Par un mémoire en défense enregistré le 1er octobre 2018, le syndicat mixte d'assainissement du Port et de la Possession, la commune du Port et la commune de la Possession représentés par la SELARL D... et associés concluent au rejet de la requête et à ce que soit mise à la charge de la chambre de commerce et d'industrie de la Réunion la somme de 5 000 euros sur le fondement de l'article L. 761-1 du code de justice administrative.

Ils soutiennent que :

- les canalisations traversant la parcelle A4 ont été réalisées dans le courant des années 1970 et le poste de refoulement édifié sur la parcelle A5 a été réceptionné le 1er mars 1989 ;

- la chambre de commerce a pris connaissance de la situation le 13 octobre 2008 ;

- les démarches engagées en 2015 sont donc prescrites, y compris celles s'agissant des canalisations ;

- les conclusions tendant à ce que la situation soit régularisée ou les ouvrages démolis sont devenues sans objet, les servitudes de canalisation ayant été instaurées par arrêtés du préfet des 24 et 25 mai 2018, et l'acquisition de la parcelle AT5 ayant été déclarée d'utilité publique le 24 mai 2018 ;

- aucun intérêt général ne justifie une démolition ;

- seul le juge judiciaire est compétent pour fixer une indemnité de dépossession, le juge administratif étant seulement compétent pour apprécier le trouble de jouissance ;

- les arrêtés préfectoraux prévoient une indemnisation ;

- les canalisations n'ont pas entrainé de trouble de jouissance et les sommes réclamées sont excessives.

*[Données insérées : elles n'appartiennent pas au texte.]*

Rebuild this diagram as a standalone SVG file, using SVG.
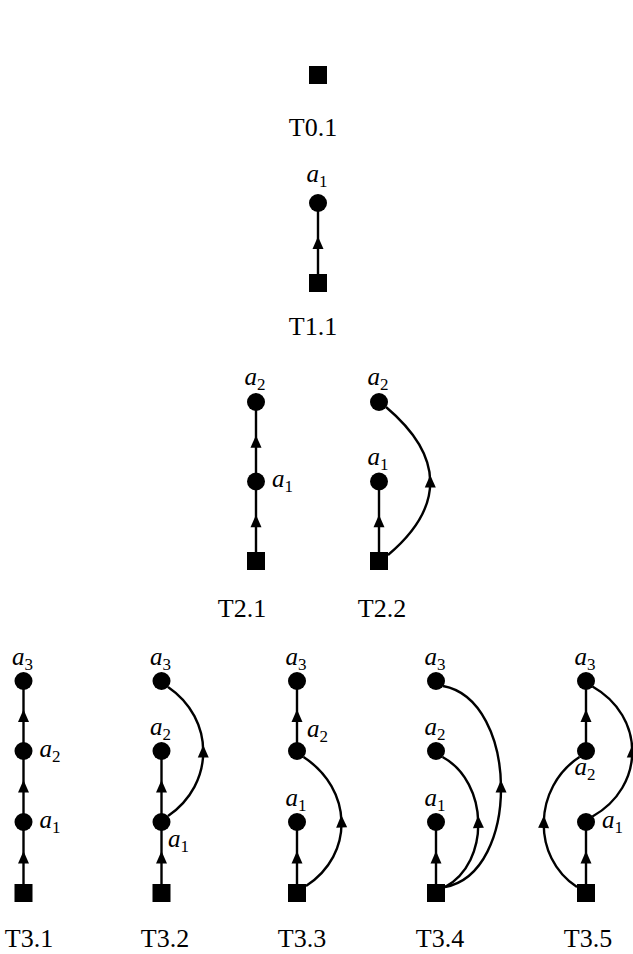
<svg xmlns="http://www.w3.org/2000/svg" width="633" height="954" viewBox="0 0 633 954">
  <style>
    .edge { fill: none; stroke: #000; stroke-width: 2.4; marker-mid: url(#arrow); }
    .dot { fill: #000; }
    .cap { font-family: "Liberation Serif", "DejaVu Serif", serif; font-size: 26px; text-anchor: middle; fill: #000; }
    .var { font-family: "Liberation Serif", "DejaVu Serif", serif; font-size: 25px; font-style: italic; fill: #000; }
    .mid { text-anchor: middle; }
    .sub { font-style: normal; font-size: 17px; }
  </style>
  <defs>
    <marker id="arrow" viewBox="-7 -6 14 12" markerWidth="14" markerHeight="12" refX="0" refY="0" orient="auto" markerUnits="userSpaceOnUse">
      <path d="M6.5 0 L-6 -5.5 L-6 5.5 Z" fill="#000"/>
    </marker>
  </defs>

  <rect width="633" height="954" fill="#fff"/>

  <!-- edges: straight ones carry a midpoint vertex, curved ones are split at t=0.5 -->
  <g id="connectors">
    <!-- T1.1 -->
    <path class="edge" d="M318 283 L318 243 L318 203"/>
    <!-- T2.1 -->
    <path class="edge" d="M256 561 L256 521.25 L256 481.5"/>
    <path class="edge" d="M256 481.5 L256 441.75 L256 402"/>
    <!-- T2.2 -->
    <path class="edge" d="M379 561 L379 521.25 L379 481.5"/>
    <path class="edge" d="M388 555 C416.5 531 430.5 506.25 430.25 481.5 C430 456.75 415.5 432 386 407"/>
    <!-- T3.1 -->
    <path class="edge" d="M23.5 893 L23.5 857.5 L23.5 822"/>
    <path class="edge" d="M23.5 822 L23.5 786.5 L23.5 751"/>
    <path class="edge" d="M23.5 751 L23.5 716 L23.5 681"/>
    <!-- T3.2 -->
    <path class="edge" d="M161.5 893 L161.5 857.5 L161.5 822"/>
    <path class="edge" d="M161.5 822 L161.5 786.5 L161.5 751"/>
    <path class="edge" d="M168 816 C191.5 800 203.25 775.75 203.25 751.5 C203.25 727.25 191.5 703 168 687"/>
    <!-- T3.3 -->
    <path class="edge" d="M297 893 L297 857.5 L297 822"/>
    <path class="edge" d="M297 751 L297 716 L297 681"/>
    <path class="edge" d="M306 886 C330.5 870 342.125 845.75 341.5 821.5 C340.875 797.25 328 773 303.5 757"/>
    <!-- T3.4 -->
    <path class="edge" d="M436 893 L436 857.5 L436 822"/>
    <path class="edge" d="M445 887 C468 874.5 478.875 848.25 478.25 822 C477.625 795.75 465.5 769.5 442.5 757"/>
    <path class="edge" d="M445 887 C483 880 501.5 833.25 501 786.5 C500.5 739.75 481 693 443 686"/>
    <!-- T3.5 -->
    <path class="edge" d="M586 893 L586 857.5 L586 822"/>
    <path class="edge" d="M586 751 L586 716 L586 681"/>
    <path class="edge" d="M592.5 816.5 C619 801.5 632.25 776.5 632.25 751.5 C632.25 726.5 619 701.5 592.5 686.5"/>
    <path class="edge" d="M577 887 C554 872 543.125 847 543.75 822 C544.375 797 556.5 772 579.5 757"/>
  </g>

  <!-- T0.1 -->
  <g id="t0-1-root"><rect class="dot" x="309" y="66" width="18" height="18"/></g>

  <!-- T1.1 -->
  <g id="t1-1-root"><rect class="dot" x="309" y="274" width="18" height="18"/></g>
  <g id="t1-1-a1"><circle class="dot" cx="318" cy="203" r="9"/>
    <text class="var mid" x="317" y="182">a<tspan class="sub" dy="4.5">1</tspan></text></g>

  <!-- T2.1 -->
  <g id="t2-1-root"><rect class="dot" x="247" y="552" width="18" height="18"/></g>
  <g id="t2-1-a1"><circle class="dot" cx="256" cy="481.5" r="9"/>
    <text class="var" x="272" y="487">a<tspan class="sub" dy="4.5">1</tspan></text></g>
  <g id="t2-1-a2"><circle class="dot" cx="256" cy="402" r="9"/>
    <text class="var mid" x="255" y="385">a<tspan class="sub" dy="4.5">2</tspan></text></g>

  <!-- T2.2 -->
  <g id="t2-2-root"><rect class="dot" x="370" y="552" width="18" height="18"/></g>
  <g id="t2-2-a1"><circle class="dot" cx="379" cy="481.5" r="9"/>
    <text class="var mid" x="378" y="465">a<tspan class="sub" dy="4.5">1</tspan></text></g>
  <g id="t2-2-a2"><circle class="dot" cx="379" cy="402" r="9"/>
    <text class="var mid" x="378" y="385">a<tspan class="sub" dy="4.5">2</tspan></text></g>

  <!-- T3.1 -->
  <g id="t3-1-root"><rect class="dot" x="14.5" y="884" width="18" height="18"/></g>
  <g id="t3-1-a1"><circle class="dot" cx="23.5" cy="822" r="9"/>
    <text class="var" x="39.5" y="828">a<tspan class="sub" dy="4.5">1</tspan></text></g>
  <g id="t3-1-a2"><circle class="dot" cx="23.5" cy="751" r="9"/>
    <text class="var" x="39.5" y="757">a<tspan class="sub" dy="4.5">2</tspan></text></g>
  <g id="t3-1-a3"><circle class="dot" cx="23.5" cy="681" r="9"/>
    <text class="var mid" x="22.5" y="665">a<tspan class="sub" dy="4.5">3</tspan></text></g>

  <!-- T3.2 -->
  <g id="t3-2-root"><rect class="dot" x="152.5" y="884" width="18" height="18"/></g>
  <g id="t3-2-a1"><circle class="dot" cx="161.5" cy="822" r="9"/>
    <text class="var" x="168" y="847">a<tspan class="sub" dy="4.5">1</tspan></text></g>
  <g id="t3-2-a2"><circle class="dot" cx="161.5" cy="751" r="9"/>
    <text class="var mid" x="160.5" y="735">a<tspan class="sub" dy="4.5">2</tspan></text></g>
  <g id="t3-2-a3"><circle class="dot" cx="161.5" cy="681" r="9"/>
    <text class="var mid" x="160.5" y="665">a<tspan class="sub" dy="4.5">3</tspan></text></g>

  <!-- T3.3 -->
  <g id="t3-3-root"><rect class="dot" x="288" y="884" width="18" height="18"/></g>
  <g id="t3-3-a1"><circle class="dot" cx="297" cy="822" r="9"/>
    <text class="var mid" x="296" y="806">a<tspan class="sub" dy="4.5">1</tspan></text></g>
  <g id="t3-3-a2"><circle class="dot" cx="297" cy="751" r="9"/>
    <text class="var" x="307" y="737">a<tspan class="sub" dy="4.5">2</tspan></text></g>
  <g id="t3-3-a3"><circle class="dot" cx="297" cy="681" r="9"/>
    <text class="var mid" x="296" y="665">a<tspan class="sub" dy="4.5">3</tspan></text></g>

  <!-- T3.4 -->
  <g id="t3-4-root"><rect class="dot" x="427" y="884" width="18" height="18"/></g>
  <g id="t3-4-a1"><circle class="dot" cx="436" cy="822" r="9"/>
    <text class="var mid" x="435" y="806">a<tspan class="sub" dy="4.5">1</tspan></text></g>
  <g id="t3-4-a2"><circle class="dot" cx="436" cy="751" r="9"/>
    <text class="var mid" x="435" y="735">a<tspan class="sub" dy="4.5">2</tspan></text></g>
  <g id="t3-4-a3"><circle class="dot" cx="436" cy="681" r="9"/>
    <text class="var mid" x="435" y="665">a<tspan class="sub" dy="4.5">3</tspan></text></g>

  <!-- T3.5 -->
  <g id="t3-5-root"><rect class="dot" x="577" y="884" width="18" height="18"/></g>
  <g id="t3-5-a1"><circle class="dot" cx="586" cy="822" r="9"/>
    <text class="var" x="602" y="828">a<tspan class="sub" dy="4.5">1</tspan></text></g>
  <g id="t3-5-a2"><circle class="dot" cx="586" cy="751" r="9"/>
    <text class="var mid" x="585" y="775">a<tspan class="sub" dy="4.5">2</tspan></text></g>
  <g id="t3-5-a3"><circle class="dot" cx="586" cy="681" r="9"/>
    <text class="var mid" x="585" y="665">a<tspan class="sub" dy="4.5">3</tspan></text></g>

  <!-- captions under each tree -->
  <g id="captions">
    <text class="cap" x="313" y="136">T0.1</text>
    <text class="cap" x="313" y="335">T1.1</text>
    <text class="cap" x="242" y="617">T2.1</text>
    <text class="cap" x="382" y="617">T2.2</text>
    <text class="cap" x="29" y="947">T3.1</text>
    <text class="cap" x="165" y="947">T3.2</text>
    <text class="cap" x="302" y="947">T3.3</text>
    <text class="cap" x="440" y="947">T3.4</text>
    <text class="cap" x="588" y="947">T3.5</text>
  </g>
</svg>
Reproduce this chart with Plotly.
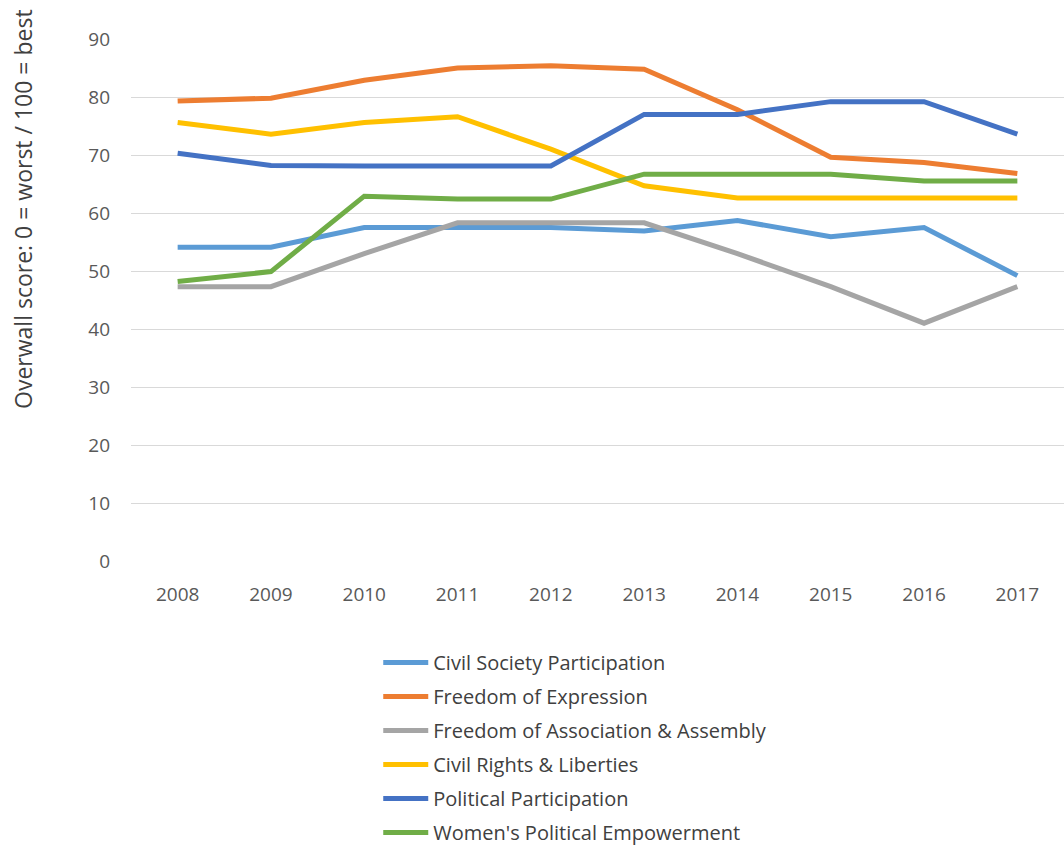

La clôture de l'instruction est intervenue le 5 novembre 2018.

Par ordonnance du 1er mars 2019, le président de la section du contentieux du Conseil d'Etat a attribué le jugement de la requête à la cour administrative d'appel de Paris qui l'a enregistrée sous le n° 17PA22280.

Vu les autres pièces du dossier.

Vu :

- le code général des collectivités territoriales ;

- le code rural ;

- la loi n° 68-1250 du 31 décembre 1968 modifiée ;

- le code de justice administrative.

Les parties ont été régulièrement averties du jour de l'audience.

Ont été entendus au cours de l'audience publique :

- le rapport de M. B...,

- les conclusions de Mme Péna, rapporteur public ;

- et les observations de Me D..., représentant le syndicat mixte d'assainissement du Port et de la Possession, la commune du Port et la commune de la Possession.

Considérant ce qui suit :

1. Par une lettre du 27 mars 2015, le président de la chambre de commerce et d'industrie de la Réunion a saisi le syndicat mixte d'assainissement du Port et de la Possession d'un litige lié à l'occupation par une station de refoulement des eaux usées et de canalisations appartenant à cet établissement public de deux parcelles dont la chambre de commerce s'estime propriétaire. Il a fait valoir que cette situation anormale devait trouver une solution amiable ou le cas échéant judiciaire, et indiqué qu'une solution transactionnelle, par cession négociée des terrains avec indemnisation de l'occupation passée avait la préférence de l'organisme consulaire. Il a invité le syndicat à lui faire connaitre sa position à ce sujet, mais cette demande est restée sans réponse.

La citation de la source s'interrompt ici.